I believe that Unitarian Universalism has the power to be a transformative faith. All people struggle with issues of intimacy, loneliness, relationship, and connection. It does not matter where you came from or what your first language is. What matters is whether you believe the message you are hearing is relevant and important in helping you live your life with integrity. But if we are to be taken seriously then we must also incorporate anti-oppression work into our theology.
The manifestation of social just work comes in two distinct, but related forms; culture change and alleviating suffering.
Both are important, but understanding why a community supports one or the other is helpful when thinking about the purpose of adding social justice work to a community’s agenda.

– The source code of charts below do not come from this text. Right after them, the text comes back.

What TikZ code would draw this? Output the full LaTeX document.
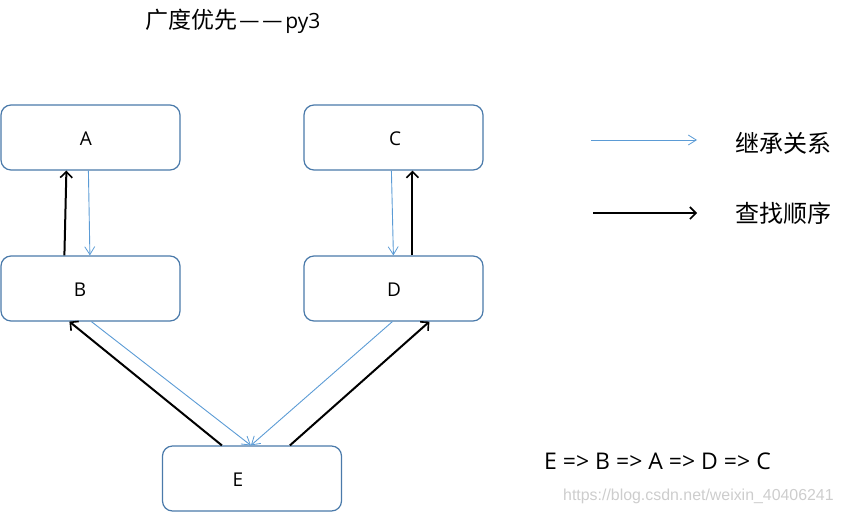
\documentclass[tikz,border=0pt]{standalone}
\usepackage{fontspec}
\setmainfont{Open Sans}
\newfontfamily\cjk{Noto Sans CJK SC}
\newfontfamily\wmfont{Liberation Sans}
\usetikzlibrary{arrows.meta}
\definecolor{boxblue}{RGB}{74,122,170}
\definecolor{inhblue}{RGB}{91,155,213}
\definecolor{wmgray}{RGB}{205,205,205}
\tikzset{
  box/.style={draw=boxblue, line width=1.2pt, rounded corners=10pt, minimum width=179pt, minimum height=65pt, inner sep=0pt, fill=white},
  lbl/.style={font=\fontsize{19}{22}\selectfont},
  inh/.style={draw=inhblue, line width=0.9pt, -{Straight Barb[length=8pt,width=10pt,line width=0.8pt]}},
  look/.style={draw=black, line width=2pt, -{Straight Barb[length=6pt,width=12pt,line width=1.6pt]}},
}
\begin{document}
\begin{tikzpicture}[x=1pt,y=-1pt]
\useasboundingbox (0,0) rectangle (842,514);
% boxes
\node[box, label={[lbl,xshift=-4.5pt,yshift=-1.5pt]center:A}] (A) at (90.5,137.5) {};
\node[box, label={[lbl,xshift=-10.5pt,yshift=-1.5pt]center:B}] (B) at (90.5,288.5) {};
\node[box, label={[lbl,xshift=1.5pt,yshift=-1.5pt]center:C}] (C) at (393.5,137.5) {};
\node[box, label={[lbl,xshift=0.5pt,yshift=-1.5pt]center:D}] (D) at (393.5,288.5) {};
\node[box, label={[lbl,xshift=-14pt,yshift=-1.5pt]center:E}] (E) at (252,478.5) {};
% title
\node[anchor=west, inner sep=0pt] (title) at (145,21) {\cjk\fontsize{23}{27}\selectfont 广度优先\kern2pt—\kern3pt—\kern2pt\rmfamily\fontsize{21}{25}\selectfont py3};
% inheritance arrows (blue)
\draw[inh] ([xshift=88pt]A.south west) -- ([xshift=89.5pt]B.north west);
\draw[inh] ([xshift=88pt]C.south west) -- ([xshift=90pt]D.north west);
\draw[inh] ([xshift=91pt]B.south west) -- ([xshift=89pt]E.north west);
\draw[inh] ([xshift=89pt]D.south west) -- ([xshift=89pt]E.north west);
% lookup arrows (black)
\draw[look] ([xshift=64pt]B.north west) -- ([xshift=66pt]A.south west);
\draw[look] ([xshift=109pt]D.north west) -- ([xshift=109pt]C.south west);
\draw[look] ([xshift=60pt]E.north west) -- ([xshift=69pt]B.south west);
\draw[look] ([xshift=128pt]E.north west) -- ([xshift=126pt]D.south west);
% legend
\coordinate (l1s) at (591,140);
\coordinate (l1e) at (697,140);
\coordinate (l2s) at (593,213);
\coordinate (l2e) at (697,213);
\draw[inh] (l1s) -- (l1e);
\draw[look] (l2s) -- (l2e);
\node[anchor=west, inner sep=0pt, font=\cjk\fontsize{24}{28}\selectfont] (leg1) at (735,143) {继承关系};
\node[anchor=west, inner sep=0pt, font=\cjk\fontsize{24}{28}\selectfont] (leg2) at (735,213) {查找顺序};
% order
\node[anchor=west, inner sep=0pt, font=\fontsize{23}{27}\selectfont] (order) at (544,461) {E => B => A => D => C};
% watermark
\node[anchor=west, inner sep=0pt, text=wmgray, font=\wmfont\fontsize{15.9}{19}\selectfont] (wm) at (563,496) {https://blog.csdn.net/weixin\_40406241};
\end{tikzpicture}
\end{document}
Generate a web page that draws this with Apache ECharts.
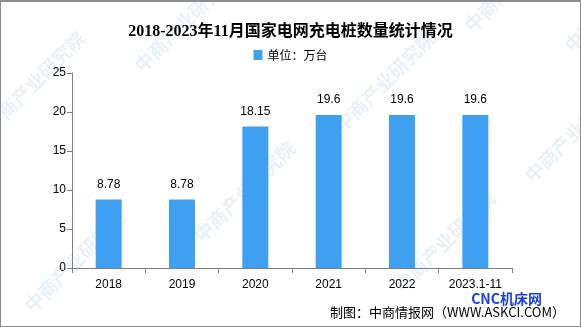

Social justice work that focuses on alleviating suffering might include soup kitchens, donations, and after-school programs. This is very good work. It helps with immediate needs, there is a tangible sense of accomplishment, and it does not require much training. People brand new to the congregation can participate.
Culture change work involves a much longer focus and vision, there needs to be constant training to sustain the vision, and the higher level of commitment makes it harder for new people to participate.
Each has its role and, when used skillfully, can develop the congregation.
The following meditation offers some insight in how I frame the justice work we do as a community.
Ian’s ministry with UUTC came at an opportune time for us. From his very first sermon he was unafraid to challenge us—wanting to know why, for instance, there was no Pride Flag on the premises. For those of us like myself who were keenly aware of our lack of courage in supporting our own values, it was breathtaking.
The election in November of 2016 brought much of our community into a period of horrified, vitriolic disbelief. Ian helped us to respond by hosting a Post-Election Forum for the Brokenhearted, in cooperation with 3 other well-regarded local religious leaders. This event packed our sanctuary to the gills, helping us feel less isolated by connecting us to the larger community.
As the evening progressed, recitation of some acts of violence in the community spawned a spontaneous collection to pay for a full-page ad in the local paper signed by hundreds of people, decrying violence and supporting the community of “welcome and peaceful co-existence for everyone.” The Forum for the Brokenhearted was followed by other presentations on a range of topics that were conducted in cooperation with the local branch of the NAACP at half a dozen churches. This work galvanized our congregation’s response, and individuals and groups continued to become more involved at the visible “hands and feet” level than they had in years. None of it would have happened without Ian White Maher setting an example and leading us into new partnerships outside the walls of our sanctuary.